First, I get now 4 - 5 weekends on a pair of pads,
No Cracks in the rotors
And of all my modifications by far the brakes got me the best improvement in time.
Limited slip Diff and 19 HP got me 2 secs
R-Compound tires 2 secs
Big Brake Kit 7-8 Secs (all at sebring)

Especially if you have a lower horsepower car (ok so some of you will argue that the mini doesn't qualify as LHP anymore) OK fine lets say you have a lower torque car. At the start of the straight you are at a disadvantage. However remember that the definition of acceleration is the rate of change of speed. A high torque car has better acceleration at the beginning of the track. With bigger brakes I have better acceleration at the end of the track.
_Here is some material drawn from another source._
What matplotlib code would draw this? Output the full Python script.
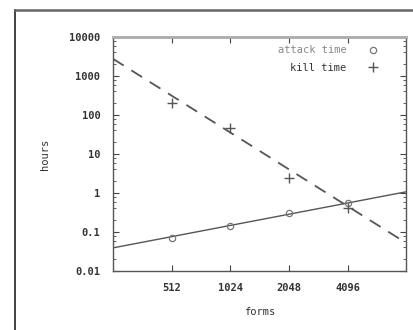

This proves out in some of my videos. You will see a porsche disappear away from me leaving turn 14 at HMS and then reappear entering turn 2.

I have heard the idea of Bigger calipers on the same size rotor. I would argue same sized calipers on bigger rotors. More leverage to the advantage of the caliper, less heat to the rotor.

Thoughts, opposing views welcome, of course!